We offer approximately 150 courses in life-long learning in the arts and design to more than 1,500 registered adult students each year, and approximately 400 local high school students participate in more than 40 pre-college classes. 14% of our entering freshmen class this year attended these programs. We also welcome an additional 500 outreach and special program students of all ages into the studios, laboratories and classrooms on Saturdays and during the summer.
Our future leaders
According to data compiled by the College Board Art and Science group, from 1996-2005, there has been a 44% increase in the number of high school seniors who say that they plan to major in the visual arts and design. For business and commerce majors, the increase was only 12%, while the percentage that plans to major in the social sciences and history increased by 15% for this same period. This is indeed something for those of us who are in the education business to note. More and more of our young people are embracing the notion of being an active participant in the evolution of our culture and in the purpose of a fulfilling life well-lived and marked by intense personal meaning, value and satisfaction.
Nearly 1/2 of the jobs that will be available to children entering kindergarten this year, when they graduate from college in15 years, do not currently exist. We, as a nation, have to ask ourselves how we are educating our young people. Are we just providing them with skills and teaching them how to do something (an important outcome of a good education certainly), or is the way we currently perform these tasks going to evolve into obsolescence in the future? Are we educating them to be creative stakeholders in the future of our culture and our society – young people who will feel empowered to be passionate, committed and self-assured to be the creative problem solvers for whatever our growing global economy will throw at them today and in the future? Can we feel assured that they will be intellectually curious and prepared to address, perhaps attack head on, any problem they encounter from a secure place of knowledge and also, yes skill, with the power to transcend definitions and boundaries that will surely be redefined again and again in their lifetime?
Recent articles illuminating research right here in Wisconsin on the arts and the economy highlights the fact that creativity underpins the jobs and communities for the 21st century. We must ask our institutions of higher learning to work to develop the economic, educational and civic vitality of Wisconsin by investing in its creative economy – its future leaders.

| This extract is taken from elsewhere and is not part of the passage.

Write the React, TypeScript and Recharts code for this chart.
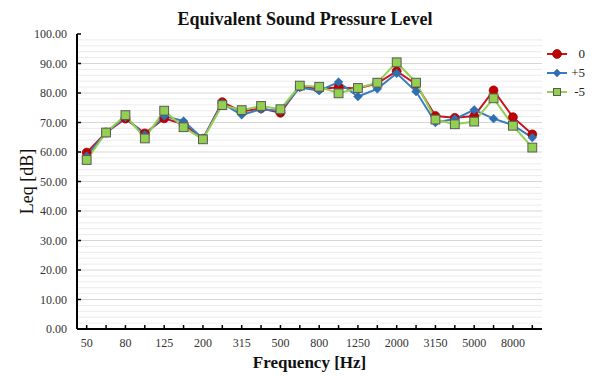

We have all read recently that B Schools are now looking at D Schools – that’s business schools looking to design schools – to learn from them the process and power of approaching creative thinking and problem solving from a theoretical, conceptual base. It is no longer enough to teach our young people who will inherit our world to know how to do something or to make something, it is now most important to empower them to be something. And that something, the ability to truly be all you can be, is profoundly influenced by an enlightened understanding of the value of commitment, curiosity and talent for embracing change, and most of all, hard work.
I am here to tell you that art is work. It can and should be fun, in the way that only our most productive moments provide pure joy and satisfaction. But it is in instilling in the next generation the core value of working hard, long, passionately and with an ever- expanding vision of our evolving culture that they, and we, will move ahead independently in our own lives, and collectively, here in Milwaukee, Wisconsin and the world.
I am delighted and proud to say that I see every day in every corner of the Milwaukee Institute of Art & Design the power of the creative human spirit to reach new and continually redefined goals for our future. We are indeed in good hands. The challenges, known and unknown, will come at us directly and continually. But if we provide the opportunity for our future leaders to believe in themselves as our new, truly creative class, poised, prepared and excited to take on our future, we have fulfilled our own legacy to make sure our world is just one bit better tomorrow than it is today. This is indeed, for me, at the heart of education – and an enlightening, empowering experience we must continue to provide for our children for our future.